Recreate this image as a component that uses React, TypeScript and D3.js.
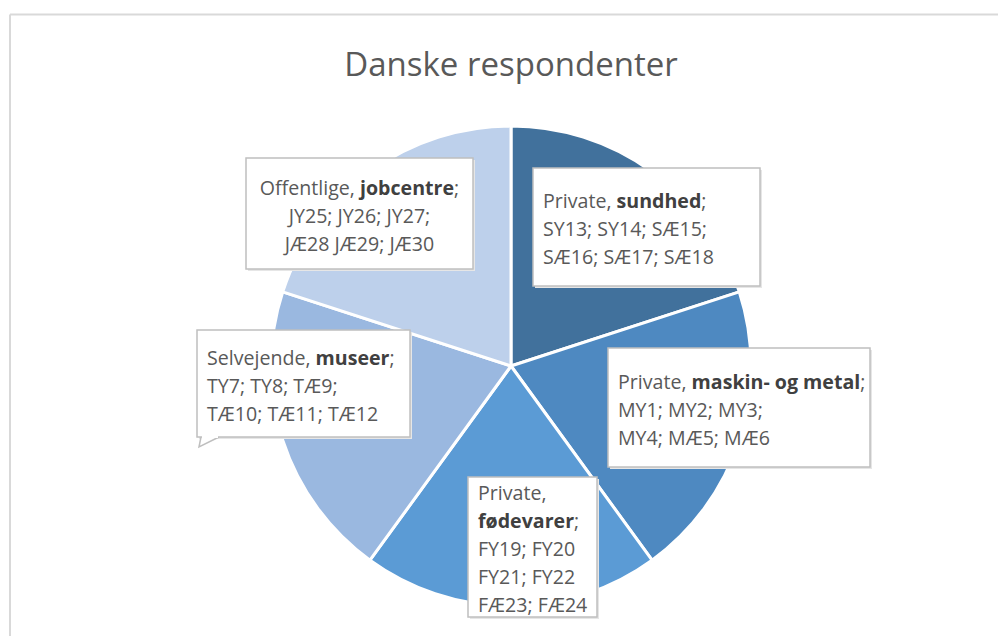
import React from "react";
import * as d3 from "d3";

// ---- data ----
const sectors = ["Private", "Private", "Private", "Selvejende", "Offentlige"];
const categories = ["sundhed", "maskin- og metal", "fødevarer", "museer", "jobcentre"];
const values = [6, 6, 6, 6, 6];
const codeLines = [
  ["SY13; SY14; SÆ15;", "SÆ16; SÆ17; SÆ18"],
  ["MY1; MY2; MY3;", "MY4; MÆ5; MÆ6"],
  ["FY19; FY20", "FY21; FY22", "FÆ23; FÆ24"],
  ["TY7; TY8; TÆ9;", "TÆ10; TÆ11; TÆ12"],
  ["JY25; JY26; JY27;", "JÆ28 JÆ29; JÆ30"],
];
const title = "Danske respondenter";

// ---- styles / layout ----
const colors = ["#41719c", "#4e89c1", "#5b9bd5", "#9ab8e0", "#bdd0eb"];
const W = 998;
const H = 636;
const cx = 511;
const cy = 366;
const R = 240;
const FONT = "'Open Sans', 'Noto Sans', sans-serif";
const LINE_H = 28;
const FS = 19.6;
// label box layout: offsets from the pie center
const boxLayout = [
  { dx: 22, dy: -198, w: 227, h: 118, align: "start", splitHeader: false, tail: false },
  { dx: 97, dy: -18, w: 262, h: 119, align: "start", splitHeader: false, tail: false },
  { dx: -43, dy: 111, w: 129, h: 140, align: "start", splitHeader: true, tail: false },
  { dx: -314, dy: -36, w: 213, h: 107, align: "start", splitHeader: false, tail: true },
  { dx: -265, dy: -208, w: 227, h: 111, align: "middle", splitHeader: false, tail: false },
];

export default function App() {
  const pie = d3
    .pie<number>()
    .sort(null)
    .startAngle(0)
    .endAngle(2 * Math.PI)
    .value((d) => d);
  const arcs = pie(values);
  const arc = d3.arc<d3.PieArcDatum<number>>().innerRadius(0).outerRadius(R);

  return (
    <svg
      width={W}
      height={H}
      style={{ position: "absolute", left: 0, top: 0, display: "block", background: "#fff" }}
    >
      {/* frame */}
      <line x1={10} y1={14.5} x2={W} y2={14.5} stroke="#d9d9d9" strokeWidth={2} />
      <line x1={10} y1={14.5} x2={10} y2={H} stroke="#d9d9d9" strokeWidth={2} />

      <text
        x={cx}
        y={76}
        textAnchor="middle"
        fontFamily={FONT}
        fontSize={33}
        fill="#595959"
      >
        {title}
      </text>

      <g transform={`translate(${cx},${cy})`}>
        {arcs.map((a, i) => (
          <path key={i} d={arc(a) || ""} fill={colors[i]} stroke="#fff" strokeWidth={3} strokeLinejoin="round" />
        ))}
      </g>

      {arcs.map((a, i) => {
        const L = boxLayout[i];
        const x = cx + L.dx;
        const y = cy + L.dy;
        const header: React.ReactNode[][] = L.splitHeader
          ? [
              [<tspan key="s">{sectors[i] + ","}</tspan>],
              [
                <tspan key="b" fontWeight="bold" fill="#404040">{categories[i]}</tspan>,
                <tspan key="e">;</tspan>,
              ],
            ]
          : [
              [
                <tspan key="s">{sectors[i] + ", "}</tspan>,
                <tspan key="b" fontWeight="bold" fill="#404040">{categories[i]}</tspan>,
                <tspan key="e">;</tspan>,
              ],
            ];
        const lines: React.ReactNode[][] = [...header, ...codeLines[i].map((c) => [c])];
        const n = lines.length;
        const midY = y + L.h / 2 + 2;
        const tx = L.align === "middle" ? x + L.w / 2 : x + 10;
        return (
          <g key={i}>
            <rect x={x + 2} y={y + 2} width={L.w} height={L.h} fill="#e6e6e6" />
            {L.tail && (
              <path
                d={`M${x + 4},${y + L.h} L${x + 2},${y + L.h + 10} L${x + 22},${y + L.h}`}
                fill="#fff"
                stroke="#bfbfbf"
                strokeWidth={1.5}
              />
            )}
            <rect x={x} y={y} width={L.w} height={L.h} fill="#fff" stroke="#bfbfbf" strokeWidth={1.5} />
            {L.tail && (
              <line x1={x + 5} y1={y + L.h} x2={x + 21} y2={y + L.h} stroke="#fff" strokeWidth={2} />
            )}
            {lines.map((ln, j) => (
              <text
                key={j}
                x={tx}
                y={midY + (j - (n - 1) / 2) * LINE_H + 7}
                textAnchor={L.align}
                fontFamily={FONT}
                fontSize={FS}
                fill="#595959"
              >
                {ln}
              </text>
            ))}
          </g>
        );
      })}
    </svg>
  );
}
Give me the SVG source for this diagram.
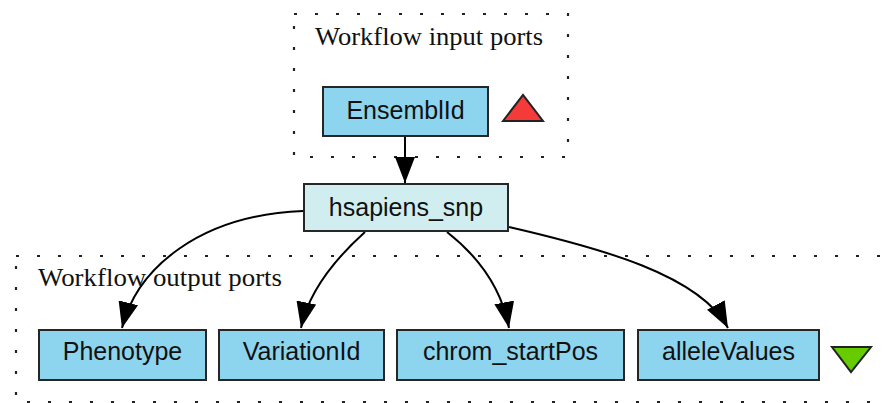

◆ ◆ ◆ ◆

Brief:
Extract each line holding the string "this".

Solution to the problem:
Recreate this image as a component that uses React, TypeScript and D3.js.
Give me the SVG source for this diagram.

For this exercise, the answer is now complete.